1. He doesn't ever remember seeing you before.
2. If you walk in while he's cutting someone's hair, he runs away like you caught him doing something wrong.
3. He makes racist comments.
4. He's a little paranoid.
5. Many other reasons that kind of make me want to avoid him.
But I had a gift certificate, so I needed my free haircut. We actually had to come back later because he was busy, so we went uptown to buy beads, which I'll talk about in a minute. When we came back,
1. He remembered not only that I'd been in before, but that Suzanne had as well, and that she usually came with someone else.
2. He was a little freaked out by my hair color.
3. He insisted that the spray bottle was insufficient to wet my hair, so we had to go to the sink.
4. He combed out an earring and I lost the earring back as a result. He didn't believe me.

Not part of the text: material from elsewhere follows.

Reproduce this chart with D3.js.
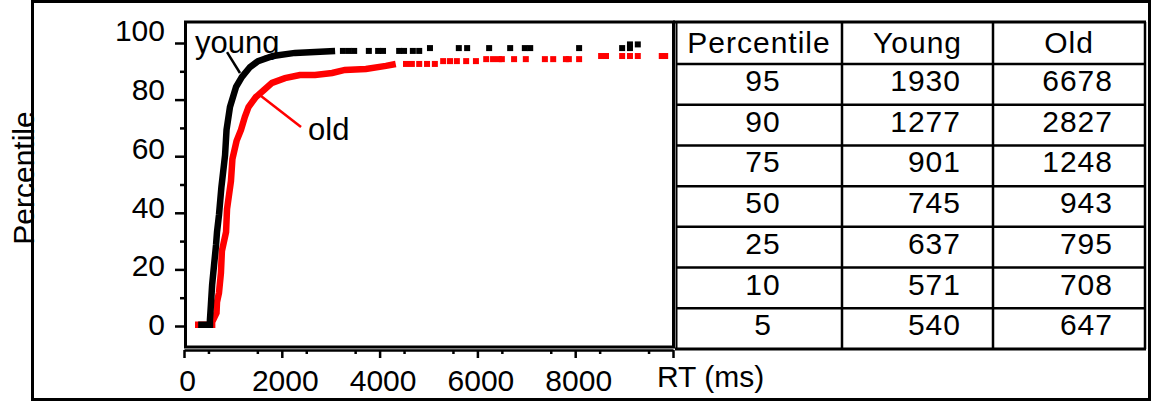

5. He said I needed to go home & wash my hair because it looked greasy.
6. He remembered the gift certificate, and how many times I'd used it (it was good for 3 cuts). He'd never done that before.
7. I got a damn fine cut, but I'm not sure if I'll go back. He's still super weird, but now he's cognizant, and it's a little more weird and less tolerable this way.
We decided he must have switched his drug regimen.
So with my new pretty hair, which needs to be redyed now because all of the purple and most of the blue-green is on the haircutter's floor, we went on our merry way. We stopped at a super cheap accessory store and bought matching headbands with big bows on them (hers is red with white spots, mine is white with black spots) for $2 each. We spent some time in the bead store, which I'm not allowed in because I tend to buy everything. But I did need some actual supplies, and then I found some other things I "needed" because they were pretty. (Editor's note: The Strand guy was right - my favorite color was green. This changes everyday, but you can always tell what my fave color is on a shopping day because 85% of my purchases are of that color. Thus, I bought several strands of green beads.)
More moseying, and eventually to dinner (mmmm hummus) and to the Loser's Lounge for their Elton John Tribute Show. Before the show started, we had plenty of time to kill so we meandered across the street to Barnes & Noble. My plan was to buy more books, but Suzanne and I got distracted by the giant book of Playboy's celebrity spreads (ha ha... spreads). Suzanne's husband conveniently disappeared while we flipped through the massive book looking at naked chicks and criticizing them. For the record, the photos from the 50s & 60s are the best because the women have actual shape to them and are not airbrushed and are not in weird poses. There were a lot of gross photos from the 90s and such, featuring rail-thin models with breasts the size of small continents and an odd flat color to their entire body with no flaws, and prominent ribcages and wearing high heels and arching their backs and just being gross. So I'm glad we didn't spend the $40 on the book. Instead we stood in the entrance way of the store pointing out our critiques of naked women to anyone that could hear us. Which was everyone.
When I got home, Boyfriend was still working on the test. But I went almost directly to sleep, so I didn't bother him. Now it's Sunday and even though I want a pajama day, I don't think I'll get one.
The end?
The Future of Orion
3 days ago
3 comments:
Sounds like an incredibly fun day..
I wanna hang out with you guys! Plus, I have totally done the green/green/green things. Your style is mine seven years ago before I was a teacher and when I was still fun.
It was a day well spent. Count, you know you are always welcome in NY to hang with us. (Read: get yer butt over here!)
And I'm so sure you are one of the funnest teachers ever, even if your hair is not currently green.